Property review fuels fears over the future of Bhs

Exclusive: Analysts have already questioned whether the financiers and investors behind Retail Acquisitions can succeed in turning Bhs around

Bhs’s new owners have hired a property agent to review options for the loss-making group’s stores, within a day of buying the business from Sir Philip Green for £1.

News of the appointment of the specialists Jackson Criss will only heighten speculation about the long-term future of the department stores group, which employs about 11,000 people across the UK.

Analysts have already questioned whether the financiers and investors behind Retail Acquisitions, the group purchasing Bhs from the billionaire retailer, can succeed in turning it around.

“It is not a matter of finding someone with more money and management skills than Philip [Green]. This is not a turnaround,” said the retail analyst Richard Hyman. “This deal is the next stage in the closure of the business.” 

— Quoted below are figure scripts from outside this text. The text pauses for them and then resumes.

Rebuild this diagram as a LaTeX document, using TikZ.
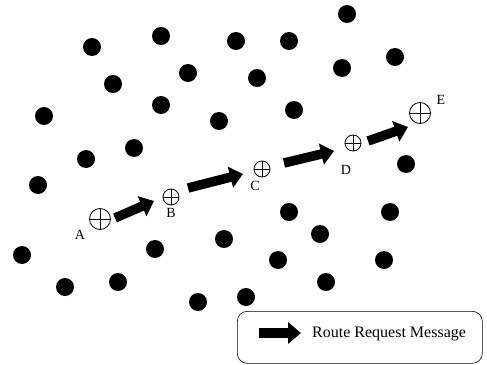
\documentclass[tikz,border=0pt]{standalone}
\usepackage{fontspec}
\setmainfont{Liberation Serif}
\usetikzlibrary{arrows.meta}
\tikzset{
  dot/.style={circle,fill=black,inner sep=0pt,minimum size=18pt},
  xnode/.style={circle,draw,line width=0.8pt,inner sep=0pt,minimum size=#1,
    path picture={\draw[line width=0.8pt] (path picture bounding box.north) -- (path picture bounding box.south)
      (path picture bounding box.west) -- (path picture bounding box.east);}},
  lbl/.style={font=\fontsize{14}{16}\selectfont,inner sep=0pt},
  msg/.style={line width=9.5pt,-{Triangle[length=13pt,width=21pt]}},
}
\begin{document}
\begin{tikzpicture}[x=1pt,y=-1pt]
\useasboundingbox (0,0) rectangle (487,364);
\foreach \i/\p in {1/{347,14},2/{92,47},3/{161,36},4/{236,41},5/{289,41},6/{113,84},7/{188,73},8/{257,78},9/{342,68},10/{395,57},11/{44,116},12/{161,105},13/{219,121},14/{294,110},15/{134,148},16/{86,159},17/{38,185},18/{406,164},19/{289,212},20/{390,212},21/{155,249},22/{320,234},23/{224,239},24/{22,255},25/{384,260},26/{118,282},27/{65,287},28/{198,302},29/{246,297},30/{278,260},31/{326,282}}
  \node[dot] (d\i) at (\p) {};
\node[xnode=21pt] (A) at (100,219) {};
\node[xnode=16pt] (B) at (171,197) {};
\node[xnode=16pt] (C) at (262,169) {};
\node[xnode=16pt] (D) at (353,143) {};
\node[xnode=21pt] (E) at (420,113) {};
\node[lbl] (lA) at (80,235) {A};
\node[lbl] (lB) at (171,213) {B};
\node[lbl] (lC) at (255,186) {C};
\node[lbl] (lD) at (346,170) {D};
\node[lbl] (lE) at (441,100) {E};
\coordinate (t1) at (115,218); \coordinate (h1) at (154,201);
\coordinate (t2) at (188,188); \coordinate (h2) at (243,174);
\coordinate (t3) at (284,163); \coordinate (h3) at (334,151);
\coordinate (t4) at (368,141); \coordinate (h4) at (408,127);
\draw[msg] (t1) -- (h1);
\draw[msg] (t2) -- (h2);
\draw[msg] (t3) -- (h3);
\draw[msg] (t4) -- (h4);
\node[draw,rounded corners=10pt,line width=0.6pt,minimum width=245pt,minimum height=52pt,anchor=north west] (legend) at (237,311) {};
\coordinate (ls) at (259,333);
\coordinate (le) at (301,333);
\draw[msg] (ls) -- (le);
\node[font=\fontsize{16}{18}\selectfont,anchor=west,inner sep=0pt] (lt) at (312,334) {Route Request Message};
\end{tikzpicture}
\end{document}
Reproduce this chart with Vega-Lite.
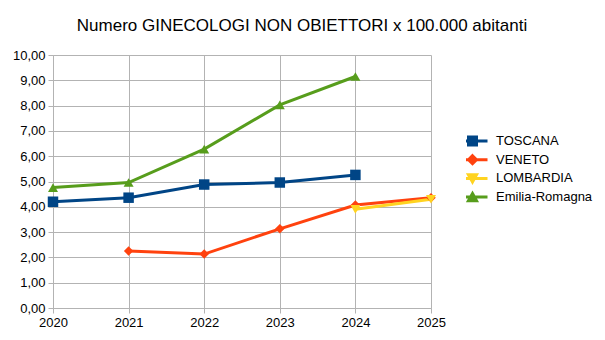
{
  "$schema": "https://vega.github.io/schema/vega-lite/v6.json",
  "width": 378,
  "height": 253,
  "autosize": {"type": "none"},
  "padding": {"left": 53, "top": 55, "right": 174, "bottom": 32},
  "background": "white",
  "config": {
    "locale": {
      "number": {"decimal": ",", "thousands": ".", "grouping": [3], "currency": ["", " €"]}
    },
    "font": "Liberation Sans",
    "view": {"stroke": null}
  },
  "title": {
    "text": "Numero GINECOLOGI NON OBIETTORI x 100.000 abitanti",
    "font": "Liberation Sans",
    "fontSize": 17,
    "fontWeight": "normal",
    "color": "#000000",
    "anchor": "middle",
    "dx": 60,
    "offset": 14
  },
  "data": {
    "values": [
      {"anno": 2020, "regione": "TOSCANA", "valore": 4.20},
      {"anno": 2021, "regione": "TOSCANA", "valore": 4.36},
      {"anno": 2022, "regione": "TOSCANA", "valore": 4.88},
      {"anno": 2023, "regione": "TOSCANA", "valore": 4.96},
      {"anno": 2024, "regione": "TOSCANA", "valore": 5.26},
      {"anno": 2021, "regione": "VENETO", "valore": 2.25},
      {"anno": 2022, "regione": "VENETO", "valore": 2.13},
      {"anno": 2023, "regione": "VENETO", "valore": 3.13},
      {"anno": 2024, "regione": "VENETO", "valore": 4.07},
      {"anno": 2025, "regione": "VENETO", "valore": 4.36},
      {"anno": 2024, "regione": "LOMBARDIA", "valore": 3.90},
      {"anno": 2025, "regione": "LOMBARDIA", "valore": 4.30},
      {"anno": 2020, "regione": "Emilia-Romagna", "valore": 4.76},
      {"anno": 2021, "regione": "Emilia-Romagna", "valore": 4.96},
      {"anno": 2022, "regione": "Emilia-Romagna", "valore": 6.28},
      {"anno": 2023, "regione": "Emilia-Romagna", "valore": 8.03},
      {"anno": 2024, "regione": "Emilia-Romagna", "valore": 9.15}
    ]
  },
  "encoding": {
    "x": {
      "field": "anno",
      "type": "quantitative",
      "title": null,
      "scale": {"domain": [2020, 2025], "nice": false, "zero": false},
      "axis": {
        "values": [2020, 2021, 2022, 2023, 2024, 2025],
        "format": "d",
        "labelFlush": false,
        "labelFont": "Liberation Sans",
        "labelFontSize": 13,
        "labelColor": "#000000",
        "labelPadding": 3,
        "gridColor": "#b3b3b3",
        "domainColor": "#b3b3b3",
        "tickColor": "#b3b3b3",
        "tickSize": 5
      }
    },
    "y": {
      "field": "valore",
      "type": "quantitative",
      "title": null,
      "scale": {"domain": [0, 10], "nice": false},
      "axis": {
        "values": [0, 1, 2, 3, 4, 5, 6, 7, 8, 9, 10],
        "format": ",.2f",
        "labelFlush": false,
        "labelFont": "Liberation Sans",
        "labelFontSize": 13,
        "labelColor": "#000000",
        "labelPadding": 3,
        "gridColor": "#b3b3b3",
        "domainColor": "#b3b3b3",
        "tickColor": "#b3b3b3",
        "tickSize": 5
      }
    },
    "color": {
      "field": "regione",
      "type": "nominal",
      "scale": {
        "domain": ["TOSCANA", "VENETO", "LOMBARDIA", "Emilia-Romagna"],
        "range": ["#004586", "#ff420e", "#ffd320", "#579d1c"]
      },
      "legend": {
        "title": null,
        "orient": "none",
        "legendX": 413,
        "legendY": 79,
        "labelFont": "Liberation Sans",
        "labelFontSize": 13,
        "labelColor": "#000000",
        "symbolSize": 64,
        "symbolStrokeWidth": 3,
        "labelOffset": 17,
        "clipHeight": 14,
        "rowPadding": 4.7,
        "padding": 0,
        "encode": {
          "symbols": {
            "update": {
              "shape": {
                "signal": "datum.value === 'TOSCANA' ? 'M-3.75,0H3.75M-1,-1H1V1H-1Z' : datum.value === 'VENETO' ? 'M-3.75,0H3.75M0,-1L1,0L0,1L-1,0Z' : datum.value === 'LOMBARDIA' ? 'M-3.75,0H3.75M-1,-0.9H1L0,0.9Z' : 'M-3.75,0H3.75M0,-0.9L1,0.9H-1Z'"
              },
              "size": {"value": 64},
              "strokeWidth": {"value": 3}
            }
          }
        }
      }
    }
  },
  "layer": [
    {
      "mark": {"type": "line", "strokeWidth": 3}
    },
    {
      "transform": [{"filter": "datum.regione === 'TOSCANA'"}],
      "mark": {"type": "point", "shape": "square", "filled": true, "opacity": 1, "size": 110}
    },
    {
      "transform": [{"filter": "datum.regione === 'VENETO'"}],
      "mark": {"type": "point", "shape": "diamond", "filled": true, "opacity": 1, "size": 90}
    },
    {
      "transform": [{"filter": "datum.regione === 'LOMBARDIA'"}],
      "mark": {"type": "point", "shape": "triangle-down", "filled": true, "opacity": 1, "size": 100}
    },
    {
      "transform": [{"filter": "datum.regione === 'Emilia-Romagna'"}],
      "mark": {"type": "point", "shape": "triangle-up", "filled": true, "opacity": 1, "size": 100}
    }
  ]
}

However, Keith Smith, the former City financier who is currently chairing Retail Acquisitions, has said they expect to return the group to profit. “We are convinced that with strategic and focused support we will return Bhs to profitability, and safeguard the workforce,” he explained this week.

The new Bhs owner said Jackson Criss would explore options for five properties where it holds leaseholds. Property industry sources say more of Bhs’s 171 sites will be looked at in the longer term.

Typically, retail agents will try to make property more financially viable for companies. Options often include sub-letting space, selling leases or negotiating rent prices.

Any money Bhs’s new owners can make back on real estate to help the company return to the black would be welcomed. Companies House filings show Bhs made a pre-tax loss of £69.6m last year after writing down the value of some of its stores. The buyers are, however, taking on the pension liability, believed to be £100m.

Bhs stores are located across the UK, ranging from Bournemouth, London, Blackpool, Swansea and Glasgow.

About 150 of the shops already have planning permission to sell food, potentially making them an attractive acquisition targets for food retailers.

Ahead of the deal, industry reports said in January that Bhs needed to shed between 30 and 40 underperforming stores and that Sir Philip had been trying to reduce the property portfolio to about 100 stores over the last few years.

As well as selling the shops, in a separate deal Sir Philip has offloaded the West End headquarters of Bhs to the grandson of the legendary property investor Jack Dellal.

Alexander Dellal, who is the older brother of the socialite and model Alice, paid about £40m for the building on Marylebone Road. Sir Philip bought the freehold of the building from Prudential for £31m last year.

The buyer’s grandfather “Black Jack” Dellal was a property tycoon. He had the reputation of being one of the capital’s shrewdest and most successful wheeler-dealers in the casino business during the 1960s and 1970s.

One of his most notable deals was BBC’s World Service offices, Bush House, in London. He acquired the property for a paltry £55m in 1987, and then sold it on two years later to Japanese investors Kato Kagaku for £130m.

Alexander Dellal could not be reached to discuss plans for the property.